/---
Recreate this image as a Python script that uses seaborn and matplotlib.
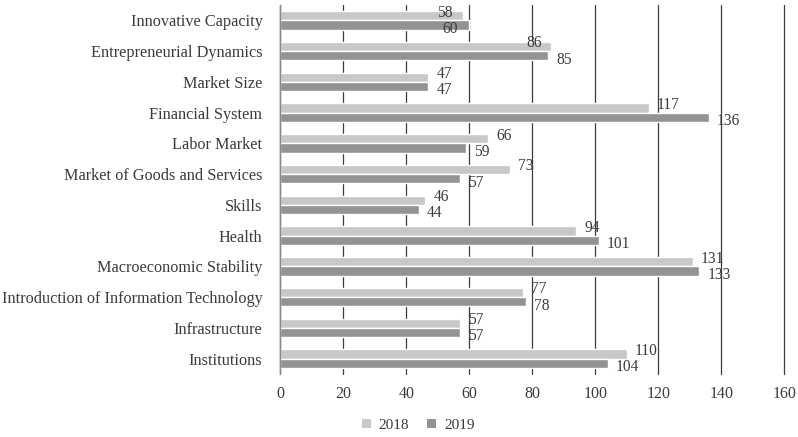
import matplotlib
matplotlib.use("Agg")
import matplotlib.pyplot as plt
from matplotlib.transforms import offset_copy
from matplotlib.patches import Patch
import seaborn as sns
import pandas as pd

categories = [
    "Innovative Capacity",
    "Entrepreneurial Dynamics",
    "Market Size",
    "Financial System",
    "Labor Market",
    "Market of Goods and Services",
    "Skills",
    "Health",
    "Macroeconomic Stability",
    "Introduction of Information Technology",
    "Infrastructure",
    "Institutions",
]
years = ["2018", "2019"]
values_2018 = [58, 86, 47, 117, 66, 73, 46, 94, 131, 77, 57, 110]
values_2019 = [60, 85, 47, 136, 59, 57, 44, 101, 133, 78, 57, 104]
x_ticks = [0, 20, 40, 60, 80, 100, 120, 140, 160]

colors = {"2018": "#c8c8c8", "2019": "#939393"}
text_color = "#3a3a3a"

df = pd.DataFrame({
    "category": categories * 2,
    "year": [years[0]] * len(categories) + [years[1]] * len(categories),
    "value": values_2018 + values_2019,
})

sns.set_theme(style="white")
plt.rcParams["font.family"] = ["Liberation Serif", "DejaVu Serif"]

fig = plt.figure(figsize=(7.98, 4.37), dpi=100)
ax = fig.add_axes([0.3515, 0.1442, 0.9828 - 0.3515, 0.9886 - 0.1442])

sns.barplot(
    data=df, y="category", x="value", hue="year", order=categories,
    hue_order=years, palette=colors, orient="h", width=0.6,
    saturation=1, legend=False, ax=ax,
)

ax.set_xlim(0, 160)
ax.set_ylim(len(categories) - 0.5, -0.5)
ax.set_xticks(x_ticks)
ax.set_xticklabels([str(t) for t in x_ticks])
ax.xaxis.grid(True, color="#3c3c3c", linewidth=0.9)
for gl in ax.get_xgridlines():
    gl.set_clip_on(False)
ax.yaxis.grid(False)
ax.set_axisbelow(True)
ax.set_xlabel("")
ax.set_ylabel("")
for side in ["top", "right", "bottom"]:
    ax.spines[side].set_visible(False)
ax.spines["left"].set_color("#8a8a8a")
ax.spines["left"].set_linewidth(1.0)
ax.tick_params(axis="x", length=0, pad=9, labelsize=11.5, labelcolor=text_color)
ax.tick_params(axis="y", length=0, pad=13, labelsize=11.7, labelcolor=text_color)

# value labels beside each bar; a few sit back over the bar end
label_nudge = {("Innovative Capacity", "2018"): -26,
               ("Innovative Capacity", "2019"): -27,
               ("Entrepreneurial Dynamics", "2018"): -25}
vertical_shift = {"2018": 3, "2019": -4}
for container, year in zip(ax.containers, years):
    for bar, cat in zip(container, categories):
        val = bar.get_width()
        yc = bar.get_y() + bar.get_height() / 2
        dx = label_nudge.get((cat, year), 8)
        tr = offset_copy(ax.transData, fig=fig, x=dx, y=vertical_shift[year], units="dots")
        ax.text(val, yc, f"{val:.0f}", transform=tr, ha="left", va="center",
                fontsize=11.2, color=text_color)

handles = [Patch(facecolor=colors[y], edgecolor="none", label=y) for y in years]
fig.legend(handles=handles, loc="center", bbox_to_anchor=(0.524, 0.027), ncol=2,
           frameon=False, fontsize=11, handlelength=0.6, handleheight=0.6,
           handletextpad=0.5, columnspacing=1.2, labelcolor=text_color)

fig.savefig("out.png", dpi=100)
\---
Working from the lines above, reproduce the material exactly and exclude its pictures.

* THE REPLY *
Recreate this image as a Python script that uses seaborn and matplotlib.
import matplotlib
matplotlib.use("Agg")
import matplotlib.pyplot as plt
from matplotlib.transforms import offset_copy
from matplotlib.patches import Patch
import seaborn as sns
import pandas as pd

categories = [
    "Innovative Capacity",
    "Entrepreneurial Dynamics",
    "Market Size",
    "Financial System",
    "Labor Market",
    "Market of Goods and Services",
    "Skills",
    "Health",
    "Macroeconomic Stability",
    "Introduction of Information Technology",
    "Infrastructure",
    "Institutions",
]
years = ["2018", "2019"]
values_2018 = [58, 86, 47, 117, 66, 73, 46, 94, 131, 77, 57, 110]
values_2019 = [60, 85, 47, 136, 59, 57, 44, 101, 133, 78, 57, 104]
x_ticks = [0, 20, 40, 60, 80, 100, 120, 140, 160]

colors = {"2018": "#c8c8c8", "2019": "#939393"}
text_color = "#3a3a3a"

df = pd.DataFrame({
    "category": categories * 2,
    "year": [years[0]] * len(categories) + [years[1]] * len(categories),
    "value": values_2018 + values_2019,
})

sns.set_theme(style="white")
plt.rcParams["font.family"] = ["Liberation Serif", "DejaVu Serif"]

fig = plt.figure(figsize=(7.98, 4.37), dpi=100)
ax = fig.add_axes([0.3515, 0.1442, 0.9828 - 0.3515, 0.9886 - 0.1442])

sns.barplot(
    data=df, y="category", x="value", hue="year", order=categories,
    hue_order=years, palette=colors, orient="h", width=0.6,
    saturation=1, legend=False, ax=ax,
)

ax.set_xlim(0, 160)
ax.set_ylim(len(categories) - 0.5, -0.5)
ax.set_xticks(x_ticks)
ax.set_xticklabels([str(t) for t in x_ticks])
ax.xaxis.grid(True, color="#3c3c3c", linewidth=0.9)
for gl in ax.get_xgridlines():
    gl.set_clip_on(False)
ax.yaxis.grid(False)
ax.set_axisbelow(True)
ax.set_xlabel("")
ax.set_ylabel("")
for side in ["top", "right", "bottom"]:
    ax.spines[side].set_visible(False)
ax.spines["left"].set_color("#8a8a8a")
ax.spines["left"].set_linewidth(1.0)
ax.tick_params(axis="x", length=0, pad=9, labelsize=11.5, labelcolor=text_color)
ax.tick_params(axis="y", length=0, pad=13, labelsize=11.7, labelcolor=text_color)

# value labels beside each bar; a few sit back over the bar end
label_nudge = {("Innovative Capacity", "2018"): -26,
               ("Innovative Capacity", "2019"): -27,
               ("Entrepreneurial Dynamics", "2018"): -25}
vertical_shift = {"2018": 3, "2019": -4}
for container, year in zip(ax.containers, years):
    for bar, cat in zip(container, categories):
        val = bar.get_width()
        yc = bar.get_y() + bar.get_height() / 2
        dx = label_nudge.get((cat, year), 8)
        tr = offset_copy(ax.transData, fig=fig, x=dx, y=vertical_shift[year], units="dots")
        ax.text(val, yc, f"{val:.0f}", transform=tr, ha="left", va="center",
                fontsize=11.2, color=text_color)

handles = [Patch(facecolor=colors[y], edgecolor="none", label=y) for y in years]
fig.legend(handles=handles, loc="center", bbox_to_anchor=(0.524, 0.027), ncol=2,
           frameon=False, fontsize=11, handlelength=0.6, handleheight=0.6,
           handletextpad=0.5, columnspacing=1.2, labelcolor=text_color)

fig.savefig("out.png", dpi=100)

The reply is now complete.